# Start of Supplied material

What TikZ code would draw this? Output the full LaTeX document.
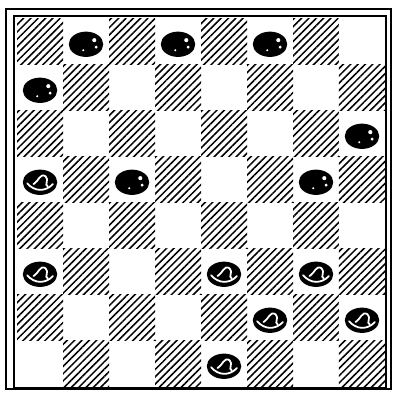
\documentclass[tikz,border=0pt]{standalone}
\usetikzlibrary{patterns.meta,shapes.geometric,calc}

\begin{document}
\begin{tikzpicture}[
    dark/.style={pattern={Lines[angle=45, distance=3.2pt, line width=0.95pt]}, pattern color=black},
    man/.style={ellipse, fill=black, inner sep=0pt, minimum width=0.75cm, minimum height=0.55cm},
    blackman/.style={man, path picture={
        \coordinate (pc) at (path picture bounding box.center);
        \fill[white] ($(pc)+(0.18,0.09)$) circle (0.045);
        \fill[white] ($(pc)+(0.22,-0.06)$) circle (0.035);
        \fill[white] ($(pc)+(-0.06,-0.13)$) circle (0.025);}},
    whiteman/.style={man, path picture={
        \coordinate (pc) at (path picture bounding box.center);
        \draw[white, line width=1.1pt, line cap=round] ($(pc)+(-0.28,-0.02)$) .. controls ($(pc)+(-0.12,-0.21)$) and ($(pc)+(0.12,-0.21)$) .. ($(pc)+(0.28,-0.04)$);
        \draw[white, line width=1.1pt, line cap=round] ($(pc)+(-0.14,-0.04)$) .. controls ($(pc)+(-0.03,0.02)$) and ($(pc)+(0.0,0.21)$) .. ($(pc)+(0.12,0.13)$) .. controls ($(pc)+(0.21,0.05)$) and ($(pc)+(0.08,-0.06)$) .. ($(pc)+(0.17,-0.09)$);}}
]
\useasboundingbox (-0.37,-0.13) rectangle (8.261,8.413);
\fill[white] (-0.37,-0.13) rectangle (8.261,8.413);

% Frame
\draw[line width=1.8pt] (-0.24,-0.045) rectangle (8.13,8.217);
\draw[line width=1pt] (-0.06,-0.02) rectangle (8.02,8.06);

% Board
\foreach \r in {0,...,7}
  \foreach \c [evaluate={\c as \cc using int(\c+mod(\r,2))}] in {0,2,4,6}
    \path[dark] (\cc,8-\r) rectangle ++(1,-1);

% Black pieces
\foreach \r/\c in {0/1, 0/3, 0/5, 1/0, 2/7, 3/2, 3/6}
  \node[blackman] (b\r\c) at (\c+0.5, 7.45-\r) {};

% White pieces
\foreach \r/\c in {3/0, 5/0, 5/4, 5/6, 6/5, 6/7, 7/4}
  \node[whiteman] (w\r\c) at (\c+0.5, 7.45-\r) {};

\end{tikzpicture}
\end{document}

# End of Supplied material

→ Do this
Reproduce each line word for word and drop the pictures.

→ Output for this exercise
What TikZ code would draw this? Output the full LaTeX document.
\documentclass[tikz,border=0pt]{standalone}
\usetikzlibrary{patterns.meta,shapes.geometric,calc}

\begin{document}
\begin{tikzpicture}[
    dark/.style={pattern={Lines[angle=45, distance=3.2pt, line width=0.95pt]}, pattern color=black},
    man/.style={ellipse, fill=black, inner sep=0pt, minimum width=0.75cm, minimum height=0.55cm},
    blackman/.style={man, path picture={
        \coordinate (pc) at (path picture bounding box.center);
        \fill[white] ($(pc)+(0.18,0.09)$) circle (0.045);
        \fill[white] ($(pc)+(0.22,-0.06)$) circle (0.035);
        \fill[white] ($(pc)+(-0.06,-0.13)$) circle (0.025);}},
    whiteman/.style={man, path picture={
        \coordinate (pc) at (path picture bounding box.center);
        \draw[white, line width=1.1pt, line cap=round] ($(pc)+(-0.28,-0.02)$) .. controls ($(pc)+(-0.12,-0.21)$) and ($(pc)+(0.12,-0.21)$) .. ($(pc)+(0.28,-0.04)$);
        \draw[white, line width=1.1pt, line cap=round] ($(pc)+(-0.14,-0.04)$) .. controls ($(pc)+(-0.03,0.02)$) and ($(pc)+(0.0,0.21)$) .. ($(pc)+(0.12,0.13)$) .. controls ($(pc)+(0.21,0.05)$) and ($(pc)+(0.08,-0.06)$) .. ($(pc)+(0.17,-0.09)$);}}
]
\useasboundingbox (-0.37,-0.13) rectangle (8.261,8.413);
\fill[white] (-0.37,-0.13) rectangle (8.261,8.413);

% Frame
\draw[line width=1.8pt] (-0.24,-0.045) rectangle (8.13,8.217);
\draw[line width=1pt] (-0.06,-0.02) rectangle (8.02,8.06);

% Board
\foreach \r in {0,...,7}
  \foreach \c [evaluate={\c as \cc using int(\c+mod(\r,2))}] in {0,2,4,6}
    \path[dark] (\cc,8-\r) rectangle ++(1,-1);

% Black pieces
\foreach \r/\c in {0/1, 0/3, 0/5, 1/0, 2/7, 3/2, 3/6}
  \node[blackman] (b\r\c) at (\c+0.5, 7.45-\r) {};

% White pieces
\foreach \r/\c in {3/0, 5/0, 5/4, 5/6, 6/5, 6/7, 7/4}
  \node[whiteman] (w\r\c) at (\c+0.5, 7.45-\r) {};

\end{tikzpicture}
\end{document}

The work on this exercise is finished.